• [Data shown]:
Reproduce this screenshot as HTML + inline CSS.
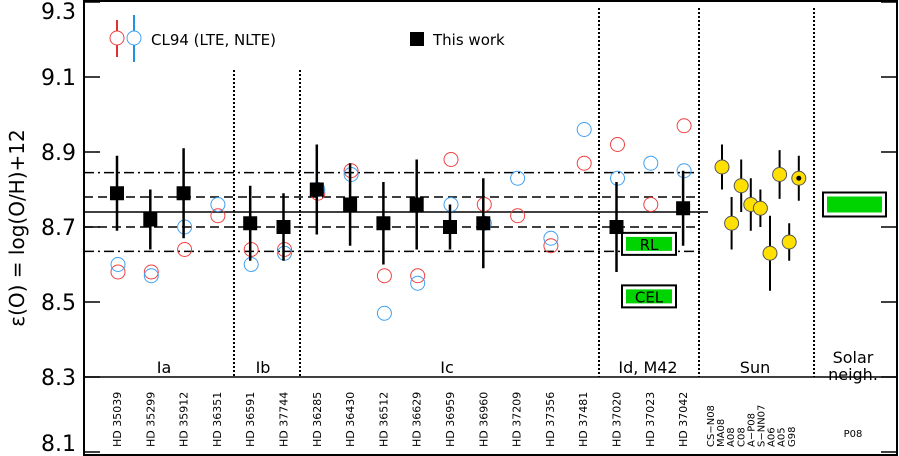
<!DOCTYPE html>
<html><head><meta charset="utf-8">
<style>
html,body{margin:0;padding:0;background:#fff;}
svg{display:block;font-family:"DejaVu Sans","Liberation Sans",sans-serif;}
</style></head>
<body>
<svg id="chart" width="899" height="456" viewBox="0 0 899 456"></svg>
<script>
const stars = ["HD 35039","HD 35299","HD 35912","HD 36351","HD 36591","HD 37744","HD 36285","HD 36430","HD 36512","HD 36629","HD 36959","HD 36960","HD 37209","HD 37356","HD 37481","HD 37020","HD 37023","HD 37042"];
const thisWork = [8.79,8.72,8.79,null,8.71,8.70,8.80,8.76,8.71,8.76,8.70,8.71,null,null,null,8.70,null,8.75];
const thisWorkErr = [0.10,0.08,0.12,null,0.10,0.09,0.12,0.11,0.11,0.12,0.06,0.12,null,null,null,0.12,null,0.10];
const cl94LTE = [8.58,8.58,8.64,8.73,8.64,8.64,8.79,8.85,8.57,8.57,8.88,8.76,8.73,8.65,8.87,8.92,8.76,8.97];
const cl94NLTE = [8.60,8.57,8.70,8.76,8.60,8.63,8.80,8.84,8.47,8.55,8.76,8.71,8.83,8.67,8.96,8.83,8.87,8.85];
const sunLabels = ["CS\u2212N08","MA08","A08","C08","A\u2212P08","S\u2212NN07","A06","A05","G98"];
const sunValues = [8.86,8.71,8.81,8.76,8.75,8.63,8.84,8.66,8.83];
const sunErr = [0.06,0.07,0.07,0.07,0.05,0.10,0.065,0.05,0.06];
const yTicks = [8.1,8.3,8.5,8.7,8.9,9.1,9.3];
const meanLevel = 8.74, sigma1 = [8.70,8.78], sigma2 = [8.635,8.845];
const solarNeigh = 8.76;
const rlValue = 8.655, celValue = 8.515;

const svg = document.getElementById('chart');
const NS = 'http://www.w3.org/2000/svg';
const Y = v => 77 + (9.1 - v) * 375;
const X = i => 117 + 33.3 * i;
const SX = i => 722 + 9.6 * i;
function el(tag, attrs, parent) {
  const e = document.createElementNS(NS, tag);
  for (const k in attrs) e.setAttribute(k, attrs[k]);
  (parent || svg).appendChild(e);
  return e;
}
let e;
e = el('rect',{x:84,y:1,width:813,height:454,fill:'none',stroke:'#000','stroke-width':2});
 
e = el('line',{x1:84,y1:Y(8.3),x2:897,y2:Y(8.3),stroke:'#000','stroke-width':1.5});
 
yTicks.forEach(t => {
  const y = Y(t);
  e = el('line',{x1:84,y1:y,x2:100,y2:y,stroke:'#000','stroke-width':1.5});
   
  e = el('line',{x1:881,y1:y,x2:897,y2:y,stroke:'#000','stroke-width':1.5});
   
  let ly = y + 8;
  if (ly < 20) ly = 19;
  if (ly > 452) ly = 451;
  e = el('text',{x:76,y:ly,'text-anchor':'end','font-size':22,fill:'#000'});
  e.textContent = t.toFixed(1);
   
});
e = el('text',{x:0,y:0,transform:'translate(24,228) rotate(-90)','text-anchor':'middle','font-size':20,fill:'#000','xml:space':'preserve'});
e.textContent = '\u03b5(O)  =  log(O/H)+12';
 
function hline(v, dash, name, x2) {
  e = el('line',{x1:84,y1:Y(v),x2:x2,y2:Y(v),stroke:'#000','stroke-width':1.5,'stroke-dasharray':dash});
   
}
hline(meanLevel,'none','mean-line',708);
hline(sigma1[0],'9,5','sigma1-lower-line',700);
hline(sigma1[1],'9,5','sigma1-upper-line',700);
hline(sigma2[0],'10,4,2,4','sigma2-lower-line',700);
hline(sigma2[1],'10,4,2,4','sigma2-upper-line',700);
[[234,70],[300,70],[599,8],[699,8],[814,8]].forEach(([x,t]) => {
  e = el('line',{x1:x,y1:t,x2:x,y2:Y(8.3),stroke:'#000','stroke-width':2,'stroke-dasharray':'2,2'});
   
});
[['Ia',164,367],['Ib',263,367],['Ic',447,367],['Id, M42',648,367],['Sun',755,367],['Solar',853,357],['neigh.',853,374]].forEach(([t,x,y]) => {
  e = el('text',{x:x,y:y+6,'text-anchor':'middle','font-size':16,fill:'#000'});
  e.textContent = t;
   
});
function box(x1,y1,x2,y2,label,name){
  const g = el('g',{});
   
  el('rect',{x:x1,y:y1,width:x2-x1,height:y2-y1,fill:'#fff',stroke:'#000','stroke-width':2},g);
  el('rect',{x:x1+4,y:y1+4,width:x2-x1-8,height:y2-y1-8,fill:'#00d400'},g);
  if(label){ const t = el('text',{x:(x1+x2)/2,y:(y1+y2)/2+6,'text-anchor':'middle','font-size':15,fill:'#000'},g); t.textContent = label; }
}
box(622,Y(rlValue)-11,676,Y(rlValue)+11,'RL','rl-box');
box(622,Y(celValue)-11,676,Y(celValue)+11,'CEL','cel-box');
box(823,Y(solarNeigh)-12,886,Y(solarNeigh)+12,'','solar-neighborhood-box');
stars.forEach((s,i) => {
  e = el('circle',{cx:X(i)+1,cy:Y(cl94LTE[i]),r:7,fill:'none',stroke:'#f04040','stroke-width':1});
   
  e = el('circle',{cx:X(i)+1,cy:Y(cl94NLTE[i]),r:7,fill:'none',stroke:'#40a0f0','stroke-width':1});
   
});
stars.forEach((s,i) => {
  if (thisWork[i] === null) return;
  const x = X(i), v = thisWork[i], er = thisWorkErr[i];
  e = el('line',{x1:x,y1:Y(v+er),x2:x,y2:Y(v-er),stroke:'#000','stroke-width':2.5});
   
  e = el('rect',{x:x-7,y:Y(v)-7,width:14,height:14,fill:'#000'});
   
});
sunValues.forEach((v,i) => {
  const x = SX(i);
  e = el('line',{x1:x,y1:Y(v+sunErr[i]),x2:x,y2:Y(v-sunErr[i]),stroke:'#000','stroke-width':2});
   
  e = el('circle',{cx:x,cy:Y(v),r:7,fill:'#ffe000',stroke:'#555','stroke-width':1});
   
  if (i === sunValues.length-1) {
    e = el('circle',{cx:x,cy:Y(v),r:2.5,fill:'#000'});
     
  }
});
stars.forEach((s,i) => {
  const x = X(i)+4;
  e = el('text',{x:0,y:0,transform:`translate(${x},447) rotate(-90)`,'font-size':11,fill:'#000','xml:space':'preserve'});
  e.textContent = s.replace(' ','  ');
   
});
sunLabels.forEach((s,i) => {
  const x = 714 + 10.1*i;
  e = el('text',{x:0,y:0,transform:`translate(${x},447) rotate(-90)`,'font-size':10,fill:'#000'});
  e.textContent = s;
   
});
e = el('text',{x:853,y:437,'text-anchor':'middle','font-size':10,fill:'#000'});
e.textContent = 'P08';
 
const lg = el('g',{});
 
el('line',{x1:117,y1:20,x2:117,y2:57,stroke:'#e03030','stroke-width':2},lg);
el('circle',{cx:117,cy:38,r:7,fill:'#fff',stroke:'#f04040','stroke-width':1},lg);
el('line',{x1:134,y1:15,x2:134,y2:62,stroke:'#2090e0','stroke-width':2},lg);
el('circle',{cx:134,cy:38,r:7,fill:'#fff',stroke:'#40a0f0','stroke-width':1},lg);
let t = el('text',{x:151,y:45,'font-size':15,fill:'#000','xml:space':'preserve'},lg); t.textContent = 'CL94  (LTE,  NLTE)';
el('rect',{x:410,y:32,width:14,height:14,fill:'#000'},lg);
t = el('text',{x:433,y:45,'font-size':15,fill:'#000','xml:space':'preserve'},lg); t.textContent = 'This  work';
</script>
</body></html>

• [Exercise]: Return nothing but the lines running from the start of the data to the line with "const rlValue = 8.655, celValue = 8.515;", please, both ends included and no pictures.

• [Task response]:
Reproduce this screenshot as HTML + inline CSS.
<!DOCTYPE html>
<html><head><meta charset="utf-8">
<style>
html,body{margin:0;padding:0;background:#fff;}
svg{display:block;font-family:"DejaVu Sans","Liberation Sans",sans-serif;}
</style></head>
<body>
<svg id="chart" width="899" height="456" viewBox="0 0 899 456"></svg>
<script>
const stars = ["HD 35039","HD 35299","HD 35912","HD 36351","HD 36591","HD 37744","HD 36285","HD 36430","HD 36512","HD 36629","HD 36959","HD 36960","HD 37209","HD 37356","HD 37481","HD 37020","HD 37023","HD 37042"];
const thisWork = [8.79,8.72,8.79,null,8.71,8.70,8.80,8.76,8.71,8.76,8.70,8.71,null,null,null,8.70,null,8.75];
const thisWorkErr = [0.10,0.08,0.12,null,0.10,0.09,0.12,0.11,0.11,0.12,0.06,0.12,null,null,null,0.12,null,0.10];
const cl94LTE = [8.58,8.58,8.64,8.73,8.64,8.64,8.79,8.85,8.57,8.57,8.88,8.76,8.73,8.65,8.87,8.92,8.76,8.97];
const cl94NLTE = [8.60,8.57,8.70,8.76,8.60,8.63,8.80,8.84,8.47,8.55,8.76,8.71,8.83,8.67,8.96,8.83,8.87,8.85];
const sunLabels = ["CS\u2212N08","MA08","A08","C08","A\u2212P08","S\u2212NN07","A06","A05","G98"];
const sunValues = [8.86,8.71,8.81,8.76,8.75,8.63,8.84,8.66,8.83];
const sunErr = [0.06,0.07,0.07,0.07,0.05,0.10,0.065,0.05,0.06];
const yTicks = [8.1,8.3,8.5,8.7,8.9,9.1,9.3];
const meanLevel = 8.74, sigma1 = [8.70,8.78], sigma2 = [8.635,8.845];
const solarNeigh = 8.76;
const rlValue = 8.655, celValue = 8.515;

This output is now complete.